■ **STATED GOAL**
Print the material below exactly as it stands, please, from its first line to the line holding "0.00491, 0.00459, 0.00649];", with no pictures.

■ **DATA SHOWN**
+---+

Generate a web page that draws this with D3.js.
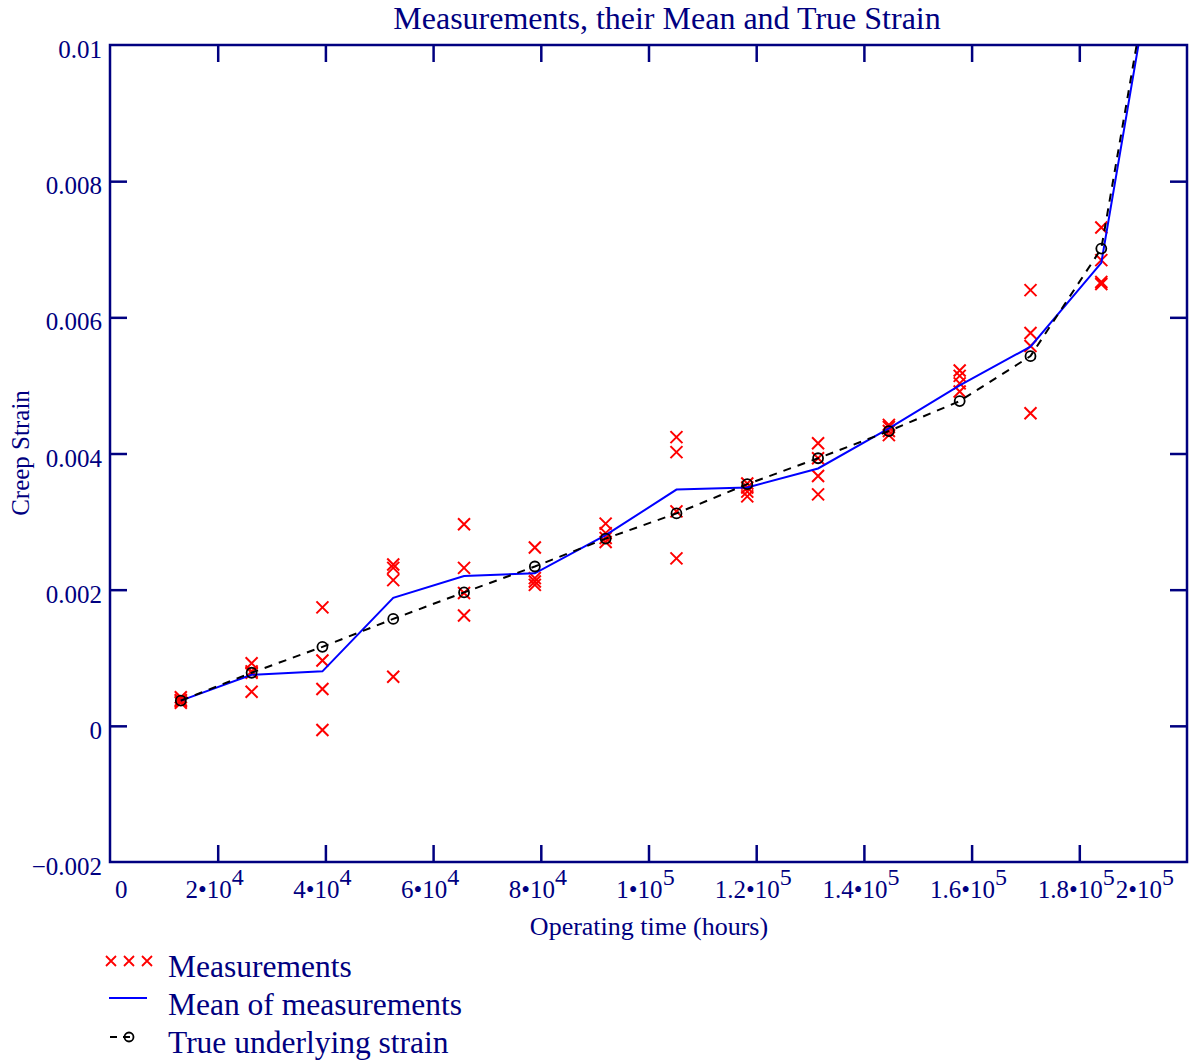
<!DOCTYPE html>
<html>
<head>
<meta charset="utf-8">
<script src="https://cdn.jsdelivr.net/npm/d3@7"></script>
<style>
  html, body { margin: 0; padding: 0; background: #fff; }
  svg { display: block; }
  text { font-family: "Liberation Serif", "Times New Roman", serif; fill: #000080; }
</style>
</head>
<body>
<svg id="chart" width="1192" height="1064"></svg>
<script>
// ---------------- data ----------------
const times = [13149, 26298, 39447, 52596, 65745, 78894, 92043, 105192, 118341, 131490, 144639, 157788, 170937, 184086, 197235];

const measurements1 = [0.00042, 0.00092, 0.00174, 0.00237, 0.00296, 0.00262, 0.00297, 0.00424, 0.00356, 0.00415, 0.00442, 0.00522, 0.00640, 0.00732];
const measurements2 = [0.00038, 0.00080, 0.00096, 0.00232, 0.00232, 0.00217, 0.00283, 0.00402, 0.00350, 0.00393, 0.00439, 0.00514, 0.00577, 0.00684];
const measurements3 = [0.00036, 0.00078, 0.00054, 0.00214, 0.00195, 0.00212, 0.00276, 0.00315, 0.00344, 0.00367, 0.00433, 0.00503, 0.00558, 0.00652];
const measurements4 = [0.00034, 0.00050, -0.00006, 0.00072, 0.00162, 0.00207, 0.00270, 0.00246, 0.00337, 0.00340, 0.00427, 0.00491, 0.00459, 0.00649];

const meanStrain = [0.00037, 0.00075, 0.00080, 0.00188, 0.00220, 0.00224, 0.00280, 0.00347, 0.00350, 0.00378, 0.00437, 0.00500, 0.00557, 0.00680, 0.01290];
const trueStrain = [0.00037, 0.00078, 0.00116, 0.00157, 0.00196, 0.00234, 0.00275, 0.00312, 0.00355, 0.00393, 0.00433, 0.00477, 0.00543, 0.00701, 0.01300];

const yTickValues = [0.01, 0.008, 0.006, 0.004, 0.002, 0, -0.002];
const yTickLabels = ["0.01", "0.008", "0.006", "0.004", "0.002", "0", "\u22120.002"];
const xTickValues = [0, 20000, 40000, 60000, 80000, 100000, 120000, 140000, 160000, 180000, 200000];
const xTickMantissa = ["0", "2\u202210", "4\u202210", "6\u202210", "8\u202210", "1\u202210", "1.2\u202210", "1.4\u202210", "1.6\u202210", "1.8\u202210", "2\u202210"];
const xTickExponent = ["", "4", "4", "4", "4", "5", "5", "5", "5", "5", "5"];

const titleText = "Measurements, their Mean and True Strain";
const xLabelText = "Operating time (hours)";
const yLabelText = "Creep Strain";
const legendLabels = ["Measurements", "Mean of measurements", "True underlying strain"];

// ---------------- layout ----------------
const navy = "#000080";
const pLeft = 110, pRight = 1187, pTop = 45, pBottom = 862;
const svg = d3.select("#chart");

const x = d3.scaleLinear().domain([0, 200000]).range([pLeft, pRight]);
const y = d3.scaleLinear().domain([-0.002, 0.01]).range([pBottom, pTop]);

svg.append("defs").append("clipPath").attr("id", "plotclip")
  .append("rect").attr("x", pLeft).attr("y", pTop).attr("width", pRight - pLeft).attr("height", pBottom - pTop);

// title
svg.append("text").attr("x", 667).attr("y", 29).attr("text-anchor", "middle")
  .style("font-size", "32px").text(titleText);

// ---------------- axes ----------------
const innerX = xTickValues.filter(v => v > 0 && v < 200000);
const innerY = yTickValues.filter(v => v > -0.002 && v < 0.01);

function styleAxis(g) {
  g.selectAll("path.domain").remove();
  g.selectAll(".tick line").attr("stroke", navy).attr("stroke-width", 2.5);
}

svg.append("g").attr("transform", `translate(0,${pBottom})`)
  .call(d3.axisBottom(x).tickValues(innerX).tickSize(-17).tickFormat(""))
  .call(styleAxis);
svg.append("g").attr("transform", `translate(0,${pTop})`)
  .call(d3.axisTop(x).tickValues(innerX).tickSize(-17).tickFormat(""))
  .call(styleAxis);
svg.append("g").attr("transform", `translate(${pLeft},0)`)
  .call(d3.axisLeft(y).tickValues(innerY).tickSize(-17).tickFormat(""))
  .call(styleAxis);
svg.append("g").attr("transform", `translate(${pRight},0)`)
  .call(d3.axisRight(y).tickValues(innerY).tickSize(-17).tickFormat(""))
  .call(styleAxis);

// y tick labels
const yLab = svg.append("g").attr("transform", `translate(${pLeft},0)`)
  .call(d3.axisLeft(y).tickValues(yTickValues).tickSize(0).tickPadding(8)
    .tickFormat((d, i) => yTickLabels[i]));
yLab.select("path.domain").remove();
yLab.selectAll("text").attr("fill", navy).attr("dy", "0.5em")
  .style("font-size", "25px").style("font-family", "Liberation Serif, serif");

// x tick labels with superscripts
const xLabG = svg.append("g");
xTickValues.forEach((v, i) => {
  const t = xLabG.append("text").attr("y", pBottom + 36).style("font-size", "25px");
  t.append("tspan").text(xTickMantissa[i]);
  if (xTickExponent[i]) {
    t.append("tspan").attr("dy", -13).style("font-size", "24px").text(xTickExponent[i]);
  }
  const w = t.node().getComputedTextLength();
  let cx = x(v) - 3;
  cx = Math.max(cx, pLeft + w / 2 + 5);
  cx = Math.min(cx, pRight - w / 2 - 13);
  t.attr("x", cx - w / 2);
});

// axis labels
svg.append("text").attr("x", 649).attr("y", 935).attr("text-anchor", "middle")
  .style("font-size", "26px").text(xLabelText);
svg.append("text").attr("transform", "translate(29,453) rotate(-90)").attr("text-anchor", "middle")
  .style("font-size", "25px").text(yLabelText);

// ---------------- marks ----------------
const plot = svg.append("g").attr("clip-path", "url(#plotclip)");

const measurementSets = [measurements1, measurements2, measurements3, measurements4];
const crossPoints = [];
measurementSets.forEach(set => set.forEach((v, i) => crossPoints.push({ t: times[i], v })));

const cs = 6;
const crosses = plot.append("g").attr("stroke", "#ff0000").attr("stroke-width", 2);
crosses.selectAll("path").data(crossPoints).join("path")
  .attr("d", d => {
    const px = x(d.t), py = y(d.v);
    return `M${px - cs},${py - cs}L${px + cs},${py + cs}M${px - cs},${py + cs}L${px + cs},${py - cs}`;
  });

const line = d3.line().x((d, i) => x(times[i])).y(d => y(d));

plot.append("path").datum(meanStrain).attr("d", line)
  .attr("fill", "none").attr("stroke", "#0000ff").attr("stroke-width", 2);

plot.append("path").datum(trueStrain).attr("d", line)
  .attr("fill", "none").attr("stroke", "#000").attr("stroke-width", 2)
  .attr("stroke-dasharray", "8,7");

plot.append("g").selectAll("circle").data(trueStrain).join("circle")
  .attr("cx", (d, i) => x(times[i])).attr("cy", d => y(d)).attr("r", 5)
  .attr("fill", "none").attr("stroke", "#000").attr("stroke-width", 1.8);

// frame
svg.append("rect").attr("x", pLeft).attr("y", pTop).attr("width", pRight - pLeft).attr("height", pBottom - pTop)
  .attr("fill", "none").attr("stroke", navy).attr("stroke-width", 2.5);

// ---------------- legend ----------------
const lg = svg.append("g");
[111, 129, 147].forEach(cx => {
  const s = 5, cy = 961;
  lg.append("path").attr("d", `M${cx - s},${cy - s}L${cx + s},${cy + s}M${cx - s},${cy + s}L${cx + s},${cy - s}`)
    .attr("stroke", "#ff0000").attr("stroke-width", 1.8);
});
lg.append("line").attr("x1", 109).attr("x2", 147).attr("y1", 998).attr("y2", 998)
  .attr("stroke", "#0000ff").attr("stroke-width", 2);
lg.append("line").attr("x1", 110).attr("x2", 134).attr("y1", 1037).attr("y2", 1037)
  .attr("stroke", "#000").attr("stroke-width", 2).attr("stroke-dasharray", "7,6");
lg.append("circle").attr("cx", 129).attr("cy", 1037).attr("r", 4.5)
  .attr("fill", "none").attr("stroke", "#000").attr("stroke-width", 1.8);
[977, 1015, 1053].forEach((ly, i) => {
  lg.append("text").attr("x", 168).attr("y", ly).style("font-size", "31.5px").text(legendLabels[i]);
});
</script>
</body>
</html>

+---+

■ **SOLVED EXERCISE**
Generate a web page that draws this with D3.js.
<!DOCTYPE html>
<html>
<head>
<meta charset="utf-8">
<script src="https://cdn.jsdelivr.net/npm/d3@7"></script>
<style>
  html, body { margin: 0; padding: 0; background: #fff; }
  svg { display: block; }
  text { font-family: "Liberation Serif", "Times New Roman", serif; fill: #000080; }
</style>
</head>
<body>
<svg id="chart" width="1192" height="1064"></svg>
<script>
// ---------------- data ----------------
const times = [13149, 26298, 39447, 52596, 65745, 78894, 92043, 105192, 118341, 131490, 144639, 157788, 170937, 184086, 197235];

const measurements1 = [0.00042, 0.00092, 0.00174, 0.00237, 0.00296, 0.00262, 0.00297, 0.00424, 0.00356, 0.00415, 0.00442, 0.00522, 0.00640, 0.00732];
const measurements2 = [0.00038, 0.00080, 0.00096, 0.00232, 0.00232, 0.00217, 0.00283, 0.00402, 0.00350, 0.00393, 0.00439, 0.00514, 0.00577, 0.00684];
const measurements3 = [0.00036, 0.00078, 0.00054, 0.00214, 0.00195, 0.00212, 0.00276, 0.00315, 0.00344, 0.00367, 0.00433, 0.00503, 0.00558, 0.00652];
const measurements4 = [0.00034, 0.00050, -0.00006, 0.00072, 0.00162, 0.00207, 0.00270, 0.00246, 0.00337, 0.00340, 0.00427, 0.00491, 0.00459, 0.00649];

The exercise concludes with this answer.